Sorry, you need to enable JavaScript to visit this website.

Non-existent Device Mapper Volumes Causing I/O Errors?

Homer's picture

A couple of days ago I started getting these errors whenever I ran anything that scanned for logical volumes (Linux LVM2):

Buffer I/O error on device dm-6, logical block 0
Buffer I/O error on device dm-7, logical block 0
Buffer I/O error on device dm-8, logical block 0
Buffer I/O error on device dm-9, logical block 0

My first reaction was panic, as I initially believed my HDD was failing, but after some investigation I realised that the above devices simply didn't exist.

Yes, that is strange. Why would device mapper suddenly think there were devices there that ... well, weren't?

I had a look in the /sys/block/ directory, and sure enough there were entries for dm-6; dm-7; dm-8 and dm-9, but looking in their respective slaves/ directory revealed the problem ... the soft links to the actual block devices were broken. Broken links to non-existent device nodes? It gets stranger.

So then I thought I'd just try to delete those broken links, after all they pointed to non-existent hardware (for some reason that hadn't yet occurred to me), but alas the /sys/ directory is read-only, even for root. Hmm, what now?

Then I suddenly remembered that a couple of days previously I'd inserted a USB thumb-drive, copied some files off it, then unplugged it. I did make sure that I'd unmounted it first, but I'd completely forgotten that logical volumes need to be explicitly deactivated first (using "lvm vgchange -an {volume group}"), before you remove them, and I hadn't done that.

Oops.

Unfortunately the lvm command simply returned a "device busy" error, so I found myself back at square one.

Although the error messages were not fatal, since no actual hardware was damaged, and no data loss was likely, it was still very annoying to see these Buffer I/O error messages every time I did anything related to LVM. Rebooting would have fixed the problem of course, but I'm deeply averse to utilising Windows-style solutions on Linux systems that should be repairable without rebooting. Also, this is a server, and I hated the thought of losing uptime, and having to restart everything and check all the services were working properly, just to solve some stupid "non-existent logical volumes" problem.

Sigh! It looked like I'd have to solve this problem the really old-fashioned way ... by going back to RTFM, or in my case several FMs.

Some time later...

I'd never played around with device mapper using the dmsetup command directly before, since I'd never needed to use anything other than the higher level vg* and lv* commands, but there's a first time for everything, I suppose, and this was one of those times.
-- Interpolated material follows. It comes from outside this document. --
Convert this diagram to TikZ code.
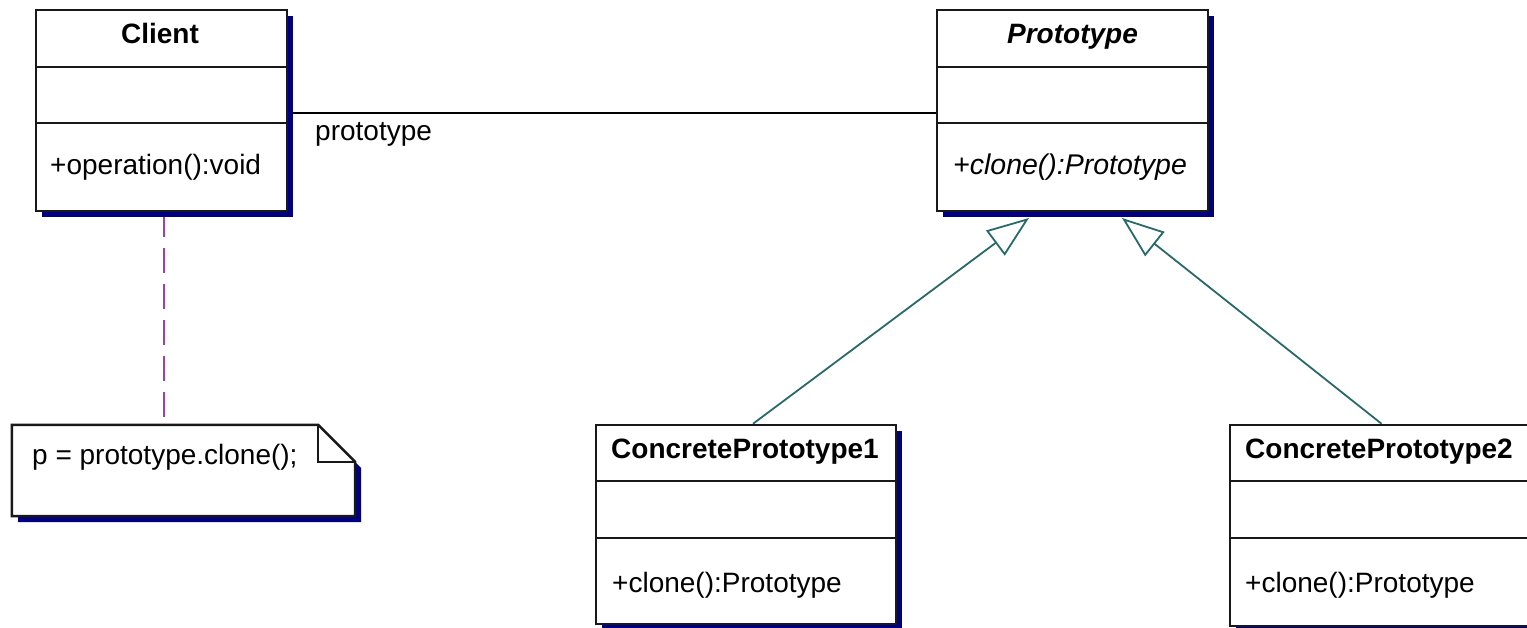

Apparently, stubborn device mapper entries can be forcibly removed using the "dmsetup remove {logical volume}" command, and that exactly what I did. In order to discover the errant volume names, I first ran "dmsetup info" and compared that with the actual devices present on the system. It was immediately obvious which devices were the orphaned ones (there were four in total), so one at a time I ran "dmsetup remove {logical volume}" to get rid of them, and ... finally the problem was solved.

At last!

Well that'll teach me to RTFM before I start messing around with something new again, although frankly I think there should be a simpler way of handling removable devices that happen to have LVM volumes on them.

Maybe I should start a bugzilla entry...

Anyway, I hope someone finds this info useful, and saves them from the panic and frustration I endured.